Leve a Ciência para Tomar Sorvete com a Criançada

Um dos segredos de todo país desenvolvido não é necessariamente um segredo: um exército de jovens e crianças que desde cedo têm contato e oportunidades de se divertirem com as áreas STEM, sigla em inglês para Ciências, Tecnologia, Engenharia e Matemática.*

Tais países enxergam que o contato com a ciência desde a mais tenra idade, promove oportunidades de aprendizado que são duradouras, independentemente do futuro profissional que o jovem perseguirá. Isto porque a educação científica promove o desenvolvimento de habilidades como:

  • comunicação;
  • paciência e perseverança na resolução de problemas;
  • pensamento crítico;
  • conhecimento sobre o mundo;
  • e, não menos importante, a educação científica pode despertar paixões e revelar mentes brilhantes que, no futuro, ajudarão a resolver grandes problemas da humanidade e do planeta.

No Brasil, ainda estamos trabalhando para alcançar esse objetivo mas a boa notícia é que todos podem fazer parte da revolução que propõe mudar radicalmente nossa situação atual (leia um pouco mais sobre isso, nesse post).

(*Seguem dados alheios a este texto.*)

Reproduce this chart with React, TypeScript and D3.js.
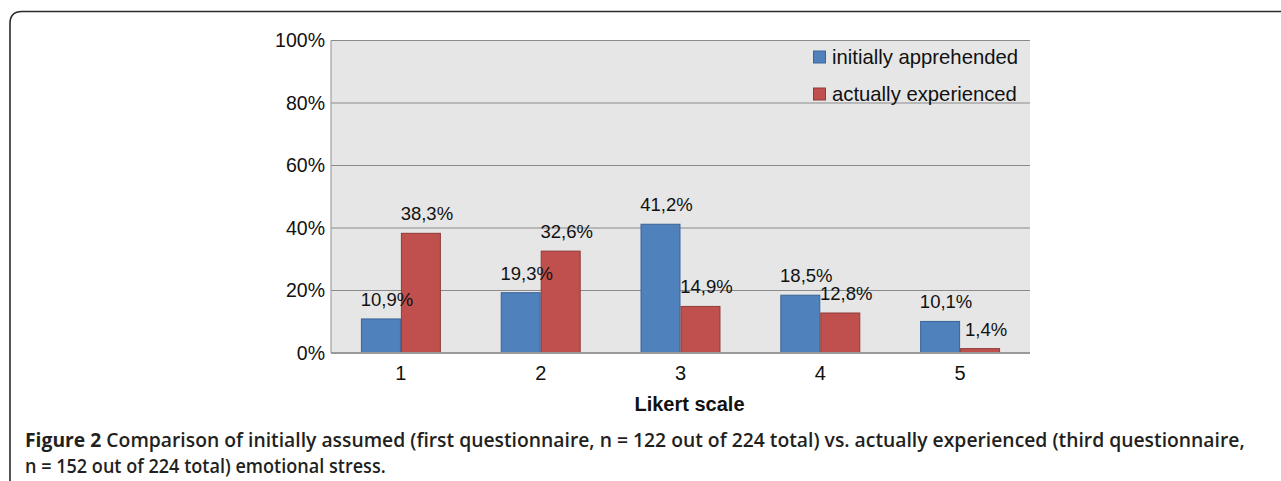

Se você é mãe, pai, professor ou professora, tio ou tia, primo mais velho ou vizinha de uma criança ou adolescente, segue um plano prático de ação.

Elogie sempre as atitudes de exploração e o esforço de conseguir fazer algo novo

Crianças são cientistas por natureza.

O próprio processo de aquisição da linguagem ou de aprender a andar é um ciclo de hipóteses, testes, fracassos e retestes até que, enfim, EUREKA! O bebê dá os primeiros e todos aplaudem!

Conforme as crianças crescem, elas continuam repetindo este mesmo ciclo, com hipóteses e testes cada vez elaborados e também mais sujos e ousados. Esse é o momento em que a ciência praticada por crianças tipicamente passa a ser chamada de BAGUNÇA. É o momento em que  elas deixam de receber aplausos e passam a receber sonoras broncas.

Foto: Hypnotica Studios Infinite
Foto: Hypnotica Studios Infinite

Sei por experiência própria que não é fácil conviver com potinhos de shampoo espalhados pela casa com misturas inusitadas como sabonete com grãos de feijão, água e terra. Sei que não fácil abrir o congelador e encontrar insetos congelados. Testes com ventiladores podem ser perigosos também, eu sei… Mas, que tal transformarmos brincadeiras saudáveis em “experimentos controlados”?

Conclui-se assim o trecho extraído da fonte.